For some reason, Felicity is the runaway critical favorite this season, being hailed as "real" and "honest." I don't get it. Look, I grew up in a ghetto. I saw a friend of mine gunned down in a drive-by when I was seven. I even caught a couple bullets myself in later years. But I have never, not one day, not even for 10 minutes, been as somber as these young people are all the time!
Life is good. And if you're young, intelligent and attractive, it should be so good, it makes you wanna pee!
THE VERDICT: Felicity is just My So-Called Life with an attractive lead actress. Believe it or not, a lot of young people successfully negotiate the blind curve of adolescence and grow to adulthood without ever feeling their life has become a soap opera. This has some snappy writing, but needs to lighten up a whooooole bunch, especially since it follows the riot that is Buffy, The Vampire Slayer.
The Brian Benben Show
THE SETUP: L.A. TV news anchor gets canned in favor of younger, better-looking scheming snake, then reluctantly returns to the station to do feature stories for one-fifth his former salary.
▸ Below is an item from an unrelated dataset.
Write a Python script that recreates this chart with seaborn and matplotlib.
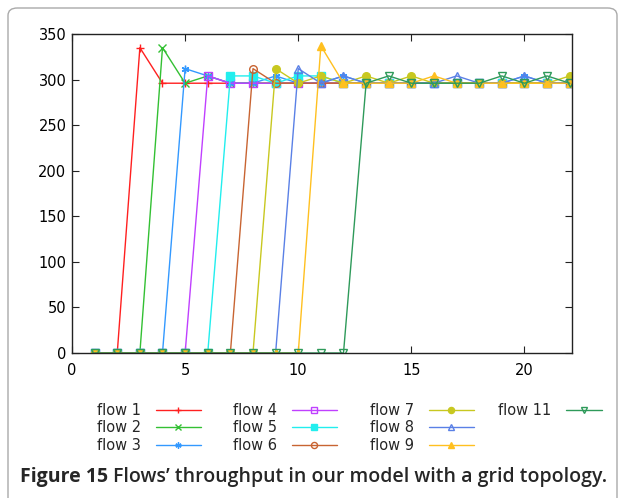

THE DEAL: In pilot episode, Brian interviews 102-year-old woman, a former vaudevillian. When he tries to perk her up for the camera by saying that Flo Ziegfeld is in the audience, she smiles, then rips open her blouse. Funny stuff, but having the evil successor win every battle gets very frustrating to watch.
THE VERDICT: Close call. Up against Will & Grace, another funny newcomer. Both shows face stiff competition from the wildly overrated Ally McBeal and Monday Night Football. Probably only one of the sitcoms will survive.
Living In Captivity and The Hughleys
THE SETUP: Two identical shows about black families moving to white suburbia and then practicing reverse discrimination.
THE VERDICT: Thank God Nick At Nite is showing All In The Family reruns.